Timore is a milder, less scared and more respectful fear; "avere timor di Dio" for instance refers to being observant and respectful of the Christian religion, rather than actually being afraid of God. "Incutere timore" means looking or behaving in a way that makes people submissive, while "incutere paura" means being actually scary.

In many uses they are actually synonyms though.


You are learning German. In that language, "timore" would be "Furcht" and "paura" would be "Angst. Or just like in English "fear" and "afraidness".


Or "timidness" which is probably cognate with "timore".


We would likely use "timidity"


Just to let you know Beatles Musician, afraidness is not a word in English. I thought I would tell you since I can see you are on a current streak and can see you are at level 10 in English.


Afraidness: "The state or quality of being afraid." Oxford English Dictionary


Das deutsche Wort "Befürchtung" trifft es hier am besten. "Diese Befürchtung habe ich nicht." means: I do not see the same dangers as you. / your fear is not justified.


I wonder if "I am not afraid of this" is acceptable? Next time, maybe.

Update: Nope. 2016/04/12


That was my question too.

The thing is - would Italians say "I'm not afraid of this" in a different way? If they would use this same sentence, then it should be accepted.


GScottOliver: "Non ho paura di questo" might be correct translation for "I'm not afraid of this."


Okay, None of the translations make a lot of sense in actual translation, but i translated it as "I have not this fear" which is literally correct, but really old fashioned sounding. It was marked incorrect and I was wondering why and if I should report it? What do you think??

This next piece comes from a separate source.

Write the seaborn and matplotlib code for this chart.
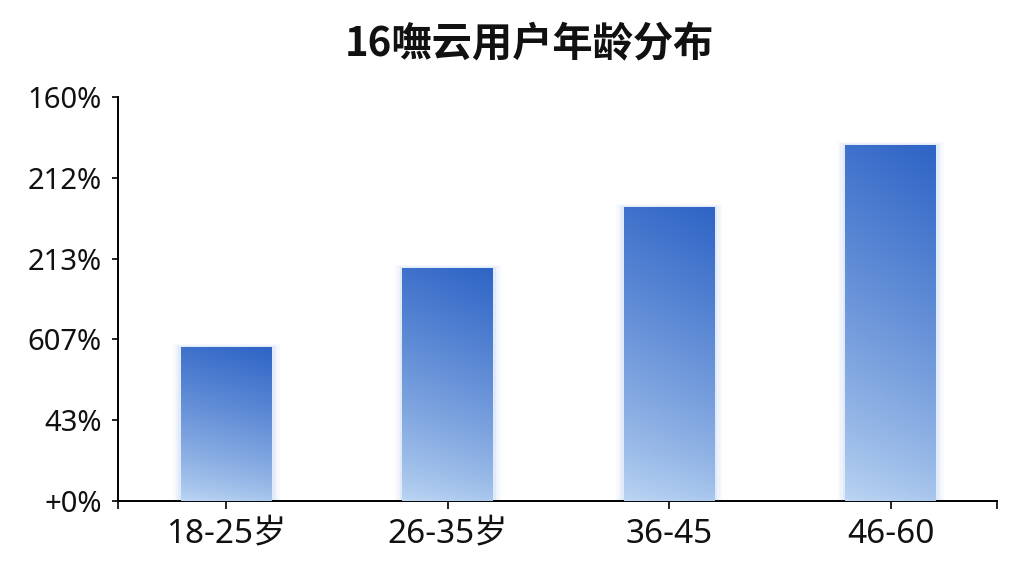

I’d say definitely not, as you’d never say "I have not something" (whatever that something is). It’s “I don’t have..."


Is there any difference in meaning between "I do not fear this" and "I do not have this fear"? I don't think so...


I think there could be a subtle difference. In the former, you’re specifying what the fear is of - “this”; in the latter, you’re specifying the type of fear - “this fear”. Maybe?


native English speaker agrees.


I had to maximise the volume on my phone in order to clearly hear that last word. Makes the listening exercises kind of hard


Why isn't "I have not this fear" correct?


It's not the right word order for the English. I do not have this fear is the correct order. You could also say "I have not got this fear"


Speaking of phobias, read this silly phobia: Anatidaephobia. A person suffering from this condition feels that somewhere in the world, a duck or a goose is watching him/her (not attacking or touching, simply watching the individual).